Author: Susan Ee
Publication Date: 5/21/11
Publisher: Feral Dream
Blurb (GR): It's been six weeks since angels of the apocalypse descended to demolish the modern world. Street gangs rule the day while fear and superstition rule the night. When warrior angels fly away with a helpless little girl, her seventeen-year-old sister Penryn will do anything to get her back.
Anything, including making a deal with an enemy angel.
Raffe is a warrior who lies broken and wingless on the street. After eons of fighting his own battles, he finds himself being rescued from a desperate situation by a half-starved teenage girl.
Traveling through a dark and twisted Northern California, they have only each other to rely on for survival. Together, they journey toward the angels' stronghold in San Francisco where she'll risk everything to rescue her sister and he'll put himself at the mercy of his greatest enemies for the chance to be made whole again.
Review:
Well, I guess I got schooled again. Clearly I can't hold on to this particular reading prejudice against self-published books any more, because here it is, a self-pub that is not equal in quality to similar books released by major publishers, but, in fact, better than probably 75% of those books. Angelfall is a competently-written and competently-edited novel.
If you are a fan of UF and post-apocalyptic adventure stories like Blood Red Road and Under the Never Sky, there is hardly any doubt you will enjoy Angelfall. It is a dynamic, practically unputdownable, even though very familiar, story. A pair of beings - a human girl and a wingless angel in this case - ally to achieve their separate goals. They are reluctant and unnatural partners in Angelfall's world almost completely destroyed by angels. But, of course, they learn to respect and trust each other. I am not going to elaborate any further. You get the idea, I am sure.
Everything I am fond of in novels of this sort is there: self-reliant, courageous heroine who loves her family and is ready to sacrifice everything for them - check; romance secondary to survival - check; action, gore and moderate violence - check; a unique, fresh and twisty mythology (Ee does something rather interesting with the angel lore here) - check. Some compare Angelfall to Daughter of Smoke and Bone, but I personally wouldn't go that far. These two books are completely different beasts that only have a word "angel" connecting them. Daughter of Smoke and Bone is a more literary, more complex and better written work, whereas Angelfall is a more commercial, easier to digest story, and I see nothing wrong with that. Give me more good genre fiction!
There is only a couple of things that bothered me in this novel. First, I feel there had to be a tad more information about the angel-orchestrated apocalypse. You see, the attack happened about 2 months prior to the book's beginning, but the description of it is very murky, as if it happened centuries, not weeks before and nobody remembers the details anymore. I have only the vaguest idea of what exactly happened and how it unfolded. I wish this was addressed better in the novel. Actually, some info-dumping about the apocalypse in the beginning of the book, in the barest and slowest part of it, would have been quite appropriate.
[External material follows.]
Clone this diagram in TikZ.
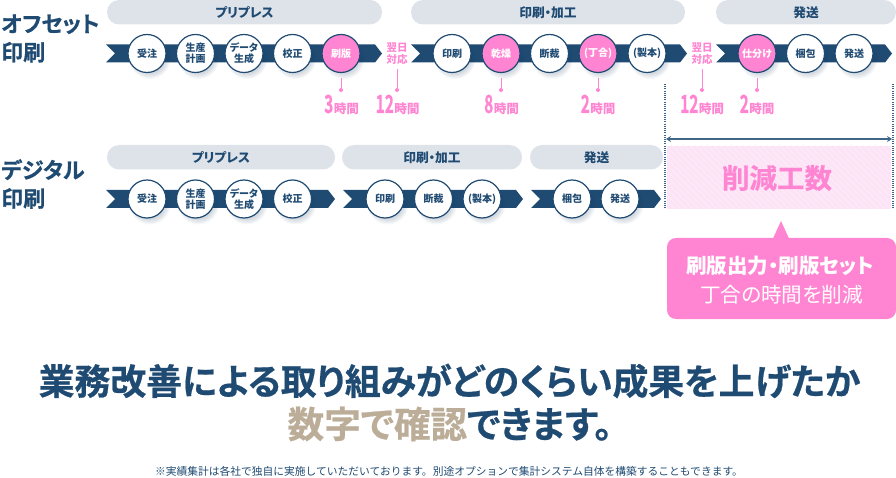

And again, connected to the same 2-months post-apocalypse timeline, the human civilization seems to have digressed too severely over this rather short time. Surely, considering that a huge percentage of human population has been wiped out, there is still enough canned food in ruined Wal-Marts to prevent people from doing some very atrocious things they do in this story for food. Plus, the main character's survival skills appear to have developed too quickly as well.
Other than that, there is nothing to complain about, really. Angelfall is certainly a page-turner and it gets better and better as the story progresses. I am not surprised everyone who's read this novel is so excited about it and its sequel. Angelfall is a stellar entertainment. Now I only wish I had an opportunity to hold a hardcover of it in my hands. How and why this book was never published the traditional way is a mystery to me.